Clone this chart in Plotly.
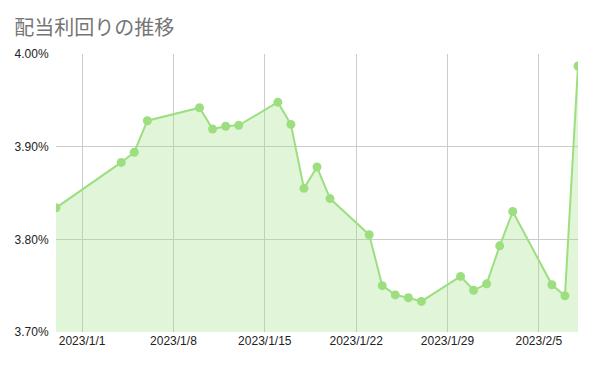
import plotly.graph_objects as go

dates = ["2022-12-30", "2023-01-04", "2023-01-05", "2023-01-06", "2023-01-10",
         "2023-01-11", "2023-01-12", "2023-01-13", "2023-01-16", "2023-01-17",
         "2023-01-18", "2023-01-19", "2023-01-20", "2023-01-23", "2023-01-24",
         "2023-01-25", "2023-01-26", "2023-01-27", "2023-01-30", "2023-01-31",
         "2023-02-01", "2023-02-02", "2023-02-03", "2023-02-06", "2023-02-07",
         "2023-02-08"]
yields = [3.834, 3.883, 3.894, 3.928, 3.942,
          3.919, 3.922, 3.923, 3.948, 3.924,
          3.855, 3.878, 3.844, 3.805, 3.750,
          3.740, 3.737, 3.733, 3.760, 3.745,
          3.752, 3.793, 3.830, 3.751, 3.739,
          3.987]

x_tick_vals = ["2023-01-01", "2023-01-08", "2023-01-15", "2023-01-22", "2023-01-29", "2023-02-05"]
x_tick_text = ["2023/1/1", "2023/1/8", "2023/1/15", "2023/1/22", "2023/1/29", "2023/2/5"]
y_tick_vals = [3.70, 3.80, 3.90, 4.00]
y_tick_text = ["3.70%", "3.80%", "3.90%", "4.00%"]

title = "配当利回りの推移"

line_color = "#9ddf80"

fig = go.Figure()
fig.add_trace(go.Scatter(
    x=dates, y=yields, mode="lines+markers",
    line=dict(color=line_color, width=2),
    marker=dict(color=line_color, size=9),
    fill="tozeroy", fillcolor="rgba(157,223,128,0.3)",
    cliponaxis=True, hoverinfo="x+y",
))

fig.update_layout(
    width=595, height=367,
    margin=dict(l=56, r=17, t=54, b=35),
    paper_bgcolor="white", plot_bgcolor="white",
    showlegend=False,
    title=dict(text=title, x=0.024, xanchor="left", y=0.925, yanchor="middle",
               font=dict(family="Noto Sans CJK JP", size=20, color="#757575")),
    font=dict(family="Liberation Sans, Arial", size=12, color="#222222"),
)
fig.update_xaxes(
    range=["2022-12-30", "2023-02-08"],
    tickvals=x_tick_vals, ticktext=x_tick_text,
    showgrid=True, gridcolor="#cccccc", gridwidth=1,
    zeroline=False, showline=False,
    ticks="", tickfont=dict(size=12, color="#222222"),
)
fig.update_yaxes(
    range=[3.70, 4.00],
    tickvals=y_tick_vals, ticktext=y_tick_text,
    showgrid=True, gridcolor="#cccccc", gridwidth=1,
    zeroline=False, showline=False,
    ticks="outside", ticklen=4, tickcolor="rgba(0,0,0,0)",
    tickfont=dict(size=12, color="#222222"),
)

fig.write_html("out.html")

» Problem
Return the full material word for word. Do not include the pictures.

» Response below
Clone this chart in Plotly.
import plotly.graph_objects as go

dates = ["2022-12-30", "2023-01-04", "2023-01-05", "2023-01-06", "2023-01-10",
         "2023-01-11", "2023-01-12", "2023-01-13", "2023-01-16", "2023-01-17",
         "2023-01-18", "2023-01-19", "2023-01-20", "2023-01-23", "2023-01-24",
         "2023-01-25", "2023-01-26", "2023-01-27", "2023-01-30", "2023-01-31",
         "2023-02-01", "2023-02-02", "2023-02-03", "2023-02-06", "2023-02-07",
         "2023-02-08"]
yields = [3.834, 3.883, 3.894, 3.928, 3.942,
          3.919, 3.922, 3.923, 3.948, 3.924,
          3.855, 3.878, 3.844, 3.805, 3.750,
          3.740, 3.737, 3.733, 3.760, 3.745,
          3.752, 3.793, 3.830, 3.751, 3.739,
          3.987]

x_tick_vals = ["2023-01-01", "2023-01-08", "2023-01-15", "2023-01-22", "2023-01-29", "2023-02-05"]
x_tick_text = ["2023/1/1", "2023/1/8", "2023/1/15", "2023/1/22", "2023/1/29", "2023/2/5"]
y_tick_vals = [3.70, 3.80, 3.90, 4.00]
y_tick_text = ["3.70%", "3.80%", "3.90%", "4.00%"]

title = "配当利回りの推移"

line_color = "#9ddf80"

fig = go.Figure()
fig.add_trace(go.Scatter(
    x=dates, y=yields, mode="lines+markers",
    line=dict(color=line_color, width=2),
    marker=dict(color=line_color, size=9),
    fill="tozeroy", fillcolor="rgba(157,223,128,0.3)",
    cliponaxis=True, hoverinfo="x+y",
))

fig.update_layout(
    width=595, height=367,
    margin=dict(l=56, r=17, t=54, b=35),
    paper_bgcolor="white", plot_bgcolor="white",
    showlegend=False,
    title=dict(text=title, x=0.024, xanchor="left", y=0.925, yanchor="middle",
               font=dict(family="Noto Sans CJK JP", size=20, color="#757575")),
    font=dict(family="Liberation Sans, Arial", size=12, color="#222222"),
)
fig.update_xaxes(
    range=["2022-12-30", "2023-02-08"],
    tickvals=x_tick_vals, ticktext=x_tick_text,
    showgrid=True, gridcolor="#cccccc", gridwidth=1,
    zeroline=False, showline=False,
    ticks="", tickfont=dict(size=12, color="#222222"),
)
fig.update_yaxes(
    range=[3.70, 4.00],
    tickvals=y_tick_vals, ticktext=y_tick_text,
    showgrid=True, gridcolor="#cccccc", gridwidth=1,
    zeroline=False, showline=False,
    ticks="outside", ticklen=4, tickcolor="rgba(0,0,0,0)",
    tickfont=dict(size=12, color="#222222"),
)

fig.write_html("out.html")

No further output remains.